Chocou-me não ouvir uma gratidão por momentos que, de algum modo, tiveram belezas. Por que não um café para conversar como adultos civilizados? E, então, agradecer? E, depois, cada um seguir seu caminho? Acho que não fazem parte do script no qual toda a cena se inscreve. O script deve terminar com a vitória do macho que abateu a caça. Pensando bem, é pseudo-vitória. Relações desse tipo nos empobrecem a todos. São instrumentais. Parceiros sexuais não são coisas. Eu não estava buscando compromisso nem conto de fadas. Achei uma relação pessoal em que a pessoa não precisa estar.  
A ausência de empatia me leva a pensar que meu parceiro tem um quê de psicopatia. Ele tem seus tormentos e traumas, pois se permite prazer em contatos truncados e emoções distorcidas. Faz de sua inteligência de sedutor uma embalagem vazia. Não lhe guardo rancor. É uma pessoa enredada nas teias de relações mais indigentes de nosso meio. Vive o velho presente.
Este caso reflete um machismo que consagra o sexo como necessidade do homem e desvalor da mulher. Padrão antiquíssimo. As formas do machismo podem ter se abrandado, mas os sentidos permanecem. Sei que tenho um privilégio de poder viver essa história sem a mesma sujeição de mulheres de gerações passadas. Graças, em parte, à crítica feminista da nossa ordem social.  
Não entrei na história como vítima. Ter chegado lá, por certo, decorre das minhas próprias dificuldades, inseguranças, meus fantasmas. Queria ter a autoconfiança e o amor próprio de algumas de minhas melhores amigas. Bravas e independentes. E, por isso, me coloquei nessa posição de encontrar pessoas frágeis também, atormentadas que precisam de sexo para aplacar não sei quantas necessidades.

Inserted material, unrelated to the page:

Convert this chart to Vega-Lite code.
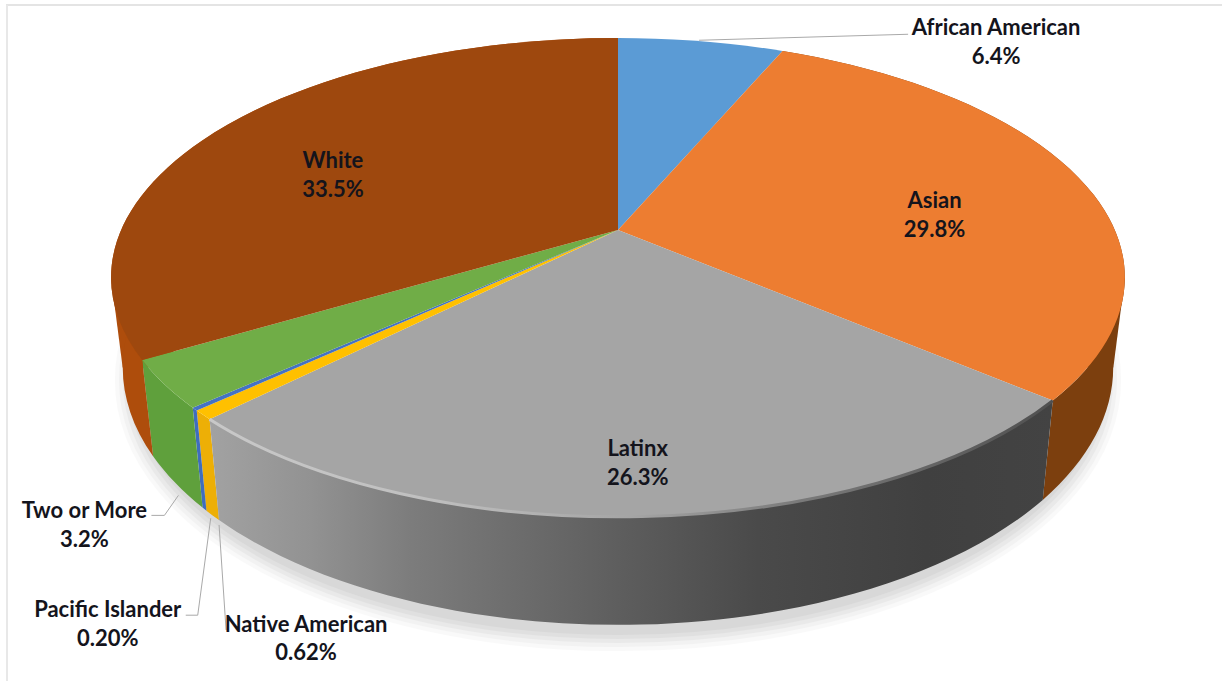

De um lado, errei feio. Relaxei controles. Mas, de outro lado, acho que é preciso falar sobre as muitas manifestações do machismo e como resistir. Especialmente, o que se dá nos contatos mais íntimos, entre quatro paredes, de onde se pode “quase tocar o céu”. Querendo encontrar um outro em plenitude, topei com a degradação humana. Naquele momento eu dei a ele o que achava lindo de mim. Mas, no texto, eu figurava como objeto.
Mais que nunca, é preciso exercitar a frase batida: gostar de si em primeiro lugar. É condição para bem gostar do outro. Um gostar não egoístico, solidário. Meu ex não gosta de si, não pode gostar do outro. O outro é peça. Nessa perspectiva, é possível pensar que o machismo é, no plano da cultura, a consolidação desse desamor pessoal. As relações de gênero que abrigam dominação e sujeição se estabelecem com base no desamor original.
Sexo casual, não importa a idade, é empresa arriscada.  E, quanto mais idade temos, menos tempo de aprender a se virar nesse meio sem empenhar a autonomia. Por isso eu quis escrever essa minha história. Sei que a trama é conhecida. Mas tenho certeza de que ainda não tiramos todas as suas lições.  E continuamos em busca de amor, em qualquer idade.